The film treats of the evidence that emerged from Abu Ghraib, attempts to put it into context and allows those who took the blame to articulate their sense of rage, frustration, anger and hopelessness at what transpired. This sense transmits to the audience (at least from where I was sitting) where we're all sat at the end wondering how the hell we got here and despairing at providing an answer as to what we should have done about it. The film is interesting in providing a snapshot of how unaccountability at the command level contributes to despair which in turn drives a disassociating effect from the immediate circumstances. This could apply to Lynndie England, Sabrina Harman and Roman Krol(easily the most sinister and unrepentant character in the film) or just as equally to the US/UK itself, inured the the horrors played out daily throughout the world but completely devoid of any idea of how to resolve the problems. The photographs are returned to again and again and again.

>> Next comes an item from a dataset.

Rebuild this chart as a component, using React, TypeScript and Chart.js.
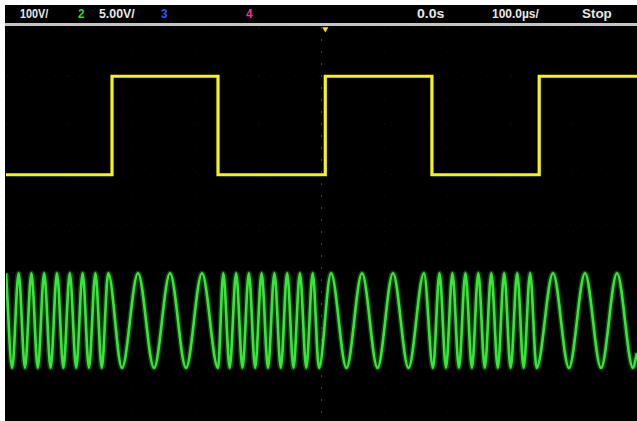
import React, { useEffect, useRef } from "react";
import { Chart, registerables } from "chart.js";

Chart.register(...registerables);

// Horizontal: time in µs across 10 divisions of 100 µs
const timeMin = 0;
const timeMax = 1000;
// Vertical: screen divisions (8 divisions)
const levelMin = -4;
const levelMax = 4;

// Channel 1 (yellow): FSK control square wave, level changes at these times
const ch1EdgeTimes = [0, 168, 336, 506, 675, 845, 1000];
const ch1Levels = [1, 3, 1, 3, 1, 3, 3];

// Channel 2 (green): FSK output, times of the crests and troughs
const ch2PeakTimes = [
  0, 20.0, 40.3, 60.5, 80.8, 101.1, 121.4, 141.7, 162.0,
  209.2, 259.9, 310.6,
  344.4, 364.7, 384.9, 405.1, 425.4, 445.6, 465.8, 486.1,
  515.1, 564.2, 613.3, 662.4,
  687.0, 707.5, 728.1, 748.5, 769.1, 789.5, 810.1, 830.6,
  866.9, 917.6, 968.3,
];
const ch2TroughTimes = [
  9.8, 30.1, 50.4, 70.7, 91.0, 111.3, 131.5, 151.8,
  183.8, 234.6, 285.3, 336.0,
  354.5, 374.8, 394.9, 415.2, 435.5, 455.6, 475.9, 496.0,
  539.6, 588.8, 637.9, 676.7,
  697.3, 717.8, 738.4, 758.8, 779.4, 799.8, 820.4, 840.9,
  892.2, 943.0, 993.7,
];
const ch2PeakLevel = -1.0;
const ch2TroughLevel = -2.92;
const ch2EndTime = 1000;
const ch2EndLevel = -2.62;

// Trigger marker
const triggerTime = 506;
const triggerLevel = 3.96;

// Status bar texts
const headerTexts = ["100V/", "2", "5.00V/", "3", "4", "0.0s", "100.0µs/", "Stop"];

const headerStyles: { left: number; color: string; sx: number }[] = [
  { left: 20, color: "#e8e8e8", sx: 0.83 },
  { left: 77.5, color: "#33d633", sx: 0.9 },
  { left: 99, color: "#e8e8e8", sx: 0.95 },
  { left: 161, color: "#3355ff", sx: 0.9 },
  { left: 246, color: "#ee3399", sx: 0.9 },
  { left: 417, color: "#e8e8e8", sx: 1.08 },
  { left: 492, color: "#e8e8e8", sx: 0.92 },
  { left: 582, color: "#e8e8e8", sx: 1.03 },
];

export default function App() {
  const canvasRef = useRef<HTMLCanvasElement | null>(null);

  useEffect(() => {
    const canvas = canvasRef.current;
    if (!canvas) return;
    const ch1 = ch1EdgeTimes.map((t, i) => ({ x: t, y: ch1Levels[i] }));
    const ch2 = [
      ...ch2PeakTimes.map((t) => ({ x: t, y: ch2PeakLevel })),
      ...ch2TroughTimes.map((t) => ({ x: t, y: ch2TroughLevel })),
    ].sort((a, b) => a.x - b.x);
    ch2.push({ x: ch2EndTime, y: ch2EndLevel });

    const chart = new Chart(canvas, {
      type: "line",
      data: {
        datasets: [
          {
            data: ch2,
            borderColor: "rgba(50,230,50,0.28)",
            borderWidth: 5.5,
            pointRadius: 0,
            pointHoverRadius: 0,
            cubicInterpolationMode: "monotone",
            fill: false,
          },
          {
            data: ch2,
            borderColor: "#3ae83a",
            borderWidth: 2.6,
            pointRadius: 0,
            pointHoverRadius: 0,
            cubicInterpolationMode: "monotone",
            fill: false,
          },
          {
            data: ch1,
            borderColor: "#f4f41c",
            borderWidth: 3.2,
            pointRadius: 0,
            pointHoverRadius: 0,
            stepped: "before",
            fill: false,
          },
          {
            data: [{ x: triggerTime, y: triggerLevel }],
            showLine: false,
            pointStyle: "triangle",
            rotation: 180,
            pointRadius: 3.5,
            pointHoverRadius: 3.5,
            pointBackgroundColor: "#f4e41c",
            pointBorderColor: "#f4e41c",
            pointBorderWidth: 0,
            clip: false,
          } as any,
        ],
      },
      options: {
        responsive: false,
        animation: false,
        events: [],
        layout: { padding: 0, autoPadding: false },
        plugins: { legend: { display: false }, tooltip: { enabled: false } },
        scales: {
          x: {
            type: "linear",
            min: timeMin,
            max: timeMax,
            ticks: { display: false, stepSize: 100 },
            grid: {
              drawTicks: false,
              color: (ctx: any) =>
                ctx.tick && ctx.tick.value === 500
                  ? "rgba(170,170,170,0.4)"
                  : "rgba(255,255,255,0.035)",
            },
            border: { display: false, dash: [2, 10] },
          },
          y: {
            type: "linear",
            min: levelMin,
            max: levelMax,
            ticks: { display: false, stepSize: 1 },
            grid: { drawTicks: false, color: "rgba(255,255,255,0.035)" },
            border: { display: false, dash: [2, 10] },
          },
        },
      },
    } as any);
    return () => chart.destroy();
  }, []);

  return (
    <div
      style={{
        position: "fixed",
        left: 0,
        top: 0,
        width: 637,
        height: 421,
        background: "#ffffff",
        overflow: "hidden",
      }}
    >
      <div
        style={{
          position: "absolute",
          left: 5,
          top: 5,
          width: 632,
          height: 416,
          background: "#000000",
        }}
      />
      <div
        style={{
          position: "absolute",
          left: 5,
          top: 23,
          width: 632,
          height: 3,
          background: "#c4c4c4",
        }}
      />
      {headerTexts.map((t, i) => (
        <span
          key={i}
          style={{
            position: "absolute",
            left: headerStyles[i].left,
            top: 6.6,
            fontFamily: "'Liberation Sans', Arial, sans-serif",
            fontWeight: 700,
            fontSize: 13,
            lineHeight: "13px",
            color: headerStyles[i].color,
            whiteSpace: "nowrap",
            transform: `scaleX(${headerStyles[i].sx})`,
            transformOrigin: "left center",
          }}
        >
          {t}
        </span>
      ))}
      <canvas
        ref={canvasRef}
        width={631}
        height={394}
        style={{ position: "absolute", left: 6, top: 27, width: 631, height: 394 }}
      />
    </div>
  );
}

Morris said that it has been his ambition to make a film "where the audience would wish they'd never been born". In Standard Operating Procedure (the term means the lawful manner in which prisoners can be mistreated without the act being, in itself, criminal) he comes close to achieving the goal. We are forced to confront our complicity in the acts that created Abu Ghraib, a POW camp in the middle of a free fire zone, devoid of authority and accountability in which the lowest orders were punished for preparing prisoners for the undocumented and enhanced abuse at the hands of CIA and Military Intelligence interrogators.
Standard Operating Procedure refers to the lawful manner in which prisoners can be mistreated without the act being, in itself criminal. In a harrowing sequence in the film an army CID investigator differentiates between photos depicting criminal acts (those featuring sexual humiliation, threatening inmates with dogs etc) and those depicting SOP (the most famous being the Hooded Man but others including men chained to railings and left to stand for hours). This is where the film really achieved Morris' goal of a non-fiction Horror movie; we now live in a world where prisoners can be chained, standing against bunks for hours before interrogation and strictly speaking there's nothing criminally wrong. It makes you feel dirty.
And that's before you get to the substantive issue of the photos which are central to the confusing and upsetting litany of degradation and horror that follows. The film is very ambiguous about the photos, their inspiration and the content- there is clear enjoyment of the act of photographing prisoners, corpses and abuse. There are revelations in the film which are profoundly disturbing and made me unsure about my disgust at the photos given that they are the only ones surviving from a damage limitation exercise- the horror at what you see gives way to the horror at what you haven't seen. It is the limitlessness of the despair of these conclusions that we truly wake in Morris' nightmare.
There's a lot to the film and I'm still processing it. I quote Morris from memory as I (stupidly) failed to bring a notebook, any corrections, comments and gripes welcome. I'm also eager to get the book co-authored by Morris and Philip Gourevitch. Morris' site and blog are really illuminating resources and are probably far better informed, argued and written than this.